La foto a colori della fumettista sotto di lei, invece, ritrae Isabel Kreitz.
La copertina nella quale è ritratto Milton Caniff riguarda l’undicesimo commento (mio) a questo post.
Nel sito di Time, a questo link, si può leggere un articolo sui comics di Caniff, del quale riporto un estratto, tanto per gradire:
In the last months of his ‘305, Milton Arthur Caniff is a handsomely hefty (195 lbs.), blue-eyed, relaxed man with an indoor look and a sociable nature. He is almost never seen in the Stork Club or at El Morocco, although many a G.I. or plain reader might naturally assume that Terry’s generally sophisticated dialogue was clutched from some such glamor-scented air.
Actually, it comes out of Caniff’s head. Among cartoonists—fellow members of what he calls “the pariah profession”—he is well liked, but seldom seen. He lives and works (12 to 18 hours a day) on the outer suburban ring of New York City, in a town with the confusing name of New City, N.Y. (pop. 992). Neighbors in the New City intellectual colony include Playwright Maxwell Anderson, Artist Henry Varnum Poor and Author J. P. McEvoy.
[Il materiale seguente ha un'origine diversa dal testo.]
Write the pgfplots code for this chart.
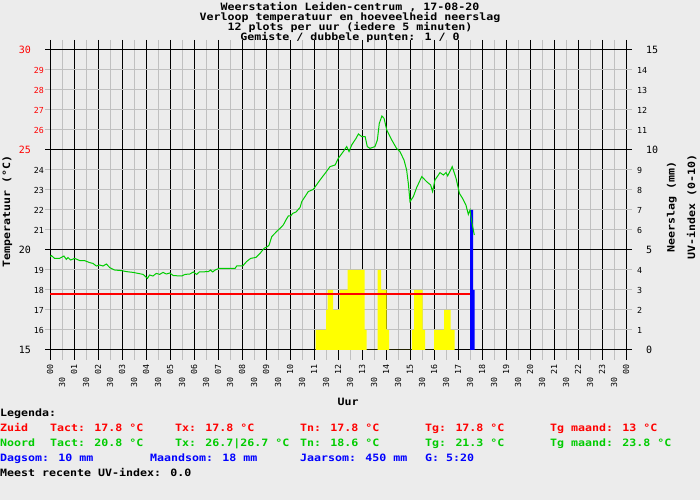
\documentclass[border=0pt]{standalone}
\usepackage{pgfplots}
\pgfplotsset{compat=1.18}
\usepackage{fontspec}
\newfontfamily\gdmono{DejaVu Sans Mono}
\newfontfamily\gdwide{DejaVu Sans Mono}[FakeStretch=1.15]
\newcommand\bigf{\fontsize{10.1}{11}\selectfont\gdwide\bfseries}
\newcommand\smf{\fontsize{10}{11}\selectfont\gdmono}
\newcommand\tnf{\fontsize{8.3}{9}\selectfont\gdmono}
\definecolor{bg}{RGB}{236,236,236}
\definecolor{gridgrey}{RGB}{192,192,192}
\definecolor{mygreen}{RGB}{0,204,0}
\definecolor{myred}{RGB}{255,0,0}
\definecolor{myblue}{RGB}{0,0,255}
\definecolor{myyellow}{RGB}{255,255,0}
\begin{document}
\begin{tikzpicture}[x=1pt,y=1pt]
\path[use as bounding box, fill=bg] (0,0) rectangle (700,500);
% ---------- axis A: grid, x ticks, bars
\begin{axis}[
  at={(50pt,150pt)}, anchor=south west, scale only axis,
  width=576pt, height=300pt,
  xmin=0, xmax=24, ymin=0, ymax=15,
  axis line style={black, line width=1pt},
  xtick={0,...,24},
  xticklabels={00,01,02,03,04,05,06,07,08,09,10,11,12,13,14,15,16,17,18,19,20,21,22,23,00},
  minor x tick num=1,
  extra x ticks={0.5,1.5,...,23.5},
  extra x tick labels={30,30,30,30,30,30,30,30,30,30,30,30,30,30,30,30,30,30,30,30,30,30,30,30},
  extra x tick style={grid=none, major tick style={draw=none}, xticklabel style={xshift=-13pt}},
  ytick={0,5,10,15}, yticklabels={},
  ytick style={draw=none},
  extra y ticks={1,2,3,4,6,7,8,9,11,12,13,14}, extra y tick labels={},
  extra y tick style={grid=major, major grid style={gridgrey, line width=1pt}, major tick style={draw=none}},
  grid=both,
  major grid style={black, line width=1pt},
  minor grid style={gridgrey, line width=1pt},
  tick align=outside,
  major tick length=10pt, minor tick length=10pt,
  major x tick style={black, line width=1pt},
  minor x tick style={gridgrey, line width=1pt},
  xticklabel style={rotate=90, anchor=east, inner sep=0pt, font=\tnf, xshift=-4pt},
]
\addplot[const plot, fill=myyellow, draw=none] coordinates {
 (11.071,1) (11.500,2) (11.571,3) (11.792,2) (12.071,3) (12.404,4)
 (13.113,1) (13.196,0) (13.654,4) (13.792,3) (14.029,1) (14.125,0)
 (15.083,1) (15.167,3) (15.529,1) (15.625,0) (16.000,1) (16.417,2)
 (16.696,1) (16.863,0)} \closedcycle;
\addplot[const plot, fill=myblue, draw=none] coordinates {
 (17.500,7) (17.625,3) (17.696,0)} \closedcycle;
\end{axis}
% ---------- axis B: right scale (Neerslag)
\begin{axis}[
  at={(50pt,150pt)}, anchor=south west, scale only axis,
  width=576pt, height=300pt,
  xmin=0, xmax=24, ymin=0, ymax=15,
  hide x axis, axis y line*=right,
  axis line style={black, line width=1pt},
  tick align=outside, major tick length=6pt,
  ytick={0,5,10,15}, yticklabels={0,5,10,15},
  major tick style={black, line width=1pt},
  yticklabel style={anchor=west, inner sep=0pt, font=\smf, xshift=14pt},
  extra y ticks={1,2,3,4,6,7,8,9,11,12,13,14},
  extra y tick labels={1,2,3,4,6,7,8,9,11,12,13,14},
  extra y tick style={major tick style={gridgrey, line width=1pt}, yticklabel style={font=\tnf, xshift=-9pt}},
]
\end{axis}
% ---------- axis C: left scale (temperature) and lines
\begin{axis}[
  at={(50pt,150pt)}, anchor=south west, scale only axis,
  width=576pt, height=300pt,
  xmin=0, xmax=24, ymin=15, ymax=30,
  hide x axis, axis y line*=left,
  axis line style={black, line width=1pt},
  tick align=outside, major tick length=5pt,
  ytick={15,20,25,30},
  yticklabels={15,20,\textcolor{myred}{25},\textcolor{myred}{30}},
  major tick style={black, line width=1pt},
  yticklabel style={anchor=east, inner sep=0pt, font=\smf, xshift=-14pt},
  extra y ticks={16,17,18,19,21,22,23,24,26,27,28,29},
  extra y tick labels={16,17,18,19,21,22,23,24,\textcolor{myred}{26},\textcolor{myred}{27},\textcolor{myred}{28},\textcolor{myred}{29}},
  extra y tick style={major tick style={gridgrey, line width=1pt}, yticklabel style={font=\tnf, xshift=13pt}},
]
\addplot[draw=myred, color=myred, line width=1.1pt] coordinates {(0,17.8) (17.5,17.8)};
\addplot[draw=mygreen, line width=1pt] coordinates {
(0.00,19.67) (0.06,19.72) (0.19,19.58) (0.40,19.58) (0.58,19.70) (0.68,19.53)
(0.75,19.62) (0.86,19.50) (1.03,19.58) (1.24,19.47) (1.44,19.47) (1.65,19.37)
(1.79,19.33) (1.93,19.20) (2.07,19.25) (2.21,19.20) (2.35,19.30) (2.49,19.12)
(2.69,19.00) (2.97,18.97) (3.18,18.92) (3.46,18.88) (3.67,18.83) (3.88,18.78)
(4.06,18.58) (4.15,18.75) (4.29,18.70) (4.43,18.83) (4.57,18.78) (4.71,18.88)
(4.85,18.80) (4.99,18.85) (5.14,18.72) (5.49,18.70) (5.63,18.78) (5.83,18.80)
(5.97,18.90) (6.11,18.78) (6.22,18.90) (6.60,18.92) (6.69,19.00) (6.78,18.90)
(6.88,19.00) (7.04,19.08) (7.36,19.08) (7.71,19.08) (7.78,19.20) (8.03,19.20)
(8.19,19.42) (8.36,19.58) (8.58,19.63) (8.75,19.83) (8.92,20.08) (9.06,20.17)
(9.13,20.25) (9.24,20.67) (9.44,20.92) (9.58,21.08) (9.72,21.25) (9.83,21.50)
(9.93,21.70) (10.03,21.70) (10.11,21.83) (10.25,21.90) (10.42,22.13) (10.49,22.42)
(10.76,22.92) (10.97,23.03) (11.25,23.50) (11.46,23.83) (11.67,24.17) (11.88,24.25)
(12.01,24.58) (12.22,24.92) (12.36,25.17) (12.46,24.92) (12.57,25.25) (12.75,25.58)
(12.85,25.80) (12.99,25.67) (13.13,25.67) (13.22,25.17) (13.33,25.08) (13.54,25.17)
(13.64,25.50) (13.72,26.33) (13.83,26.70) (13.92,26.58) (14.03,26.00) (14.24,25.50)
(14.44,25.08) (14.58,24.92) (14.75,24.50) (14.86,24.00) (14.93,23.33) (15.00,22.42)
(15.14,22.67) (15.28,23.13) (15.49,23.67) (15.69,23.42) (15.86,23.25) (15.94,22.92)
(16.04,23.50) (16.25,23.87) (16.39,23.75) (16.50,23.87) (16.57,23.70) (16.76,24.17)
(16.92,23.58) (17.06,22.83) (17.19,22.58) (17.33,22.25) (17.43,21.78) (17.50,22.00)
(17.57,21.42) (17.68,20.75)};
\end{axis}
% ---------- texts
\begin{scope}[every node/.style={inner sep=0pt}]
\node[anchor=base, font=\bigf] at (350,489) {Weerstation Leiden-centrum , 17-08-20};
\node[anchor=base, font=\bigf] at (350,479.3) {Verloop temperatuur en hoeveelheid neerslag};
\node[anchor=base, font=\bigf] at (350,469.6) {12 plots per uur (iedere 5 minuten)};
\node[anchor=base, font=\bigf] at (350,459.9) {Gemiste / dubbele punten: 1 / 0};
\node[rotate=90, font=\bigf] at (7.3,288.3) {Temperatuur (°C)};
\node[rotate=90, font=\bigf] at (671.7,293) {Neerslag (mm)};
\node[rotate=90, font=\bigf] at (691.7,293) {UV-index (0-10)};
\node[anchor=base, font=\bigf] at (348,94) {Uur};
\node[anchor=base west, font=\bigf] at (0,84) {Legenda:};
\begin{scope}[every node/.append style={anchor=base west, font=\bigf, text=myred}]
\node at (0,69) {Zuid};
\node at (50,69) {Tact: 17.8 °C};
\node at (175,69) {Tx: 17.8 °C};
\node at (300,69) {Tn: 17.8 °C};
\node at (425,69) {Tg: 17.8 °C};
\node at (550,69) {Tg maand: 13 °C};
\end{scope}
\begin{scope}[every node/.append style={anchor=base west, font=\bigf, text=mygreen}]
\node at (0,54) {Noord};
\node at (50,54) {Tact: 20.8 °C};
\node at (175,54) {Tx: 26.7|26.7 °C};
\node at (300,54) {Tn: 18.6 °C};
\node at (425,54) {Tg: 21.3 °C};
\node at (550,54) {Tg maand: 23.8 °C};
\end{scope}
\begin{scope}[every node/.append style={anchor=base west, font=\bigf, text=myblue}]
\node at (0,39) {Dagsom: 10 mm};
\node at (150,39) {Maandsom: 18 mm};
\node at (300,39) {Jaarsom: 450 mm};
\node at (425,39) {G: 5:20};
\end{scope}
\node[anchor=base west, font=\bigf] at (0,24) {Meest recente UV-index: 0.0};
\end{scope}
\end{tikzpicture}
\end{document}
A year ago, clearing his decks for the big change from Terry to Steve Canyon, Caniff swore off smoking and drinking. Though he hates to exercise, he even went for walks on brooding Tor Ridge (the locale of Anderson’s 1936 play High Tor), to keep his weight down. Says he: “All I could think of was ‘God, I wish I were inside!'” So he reminded himself that the ridge was full of copperhead snakes anyway, and gave it up.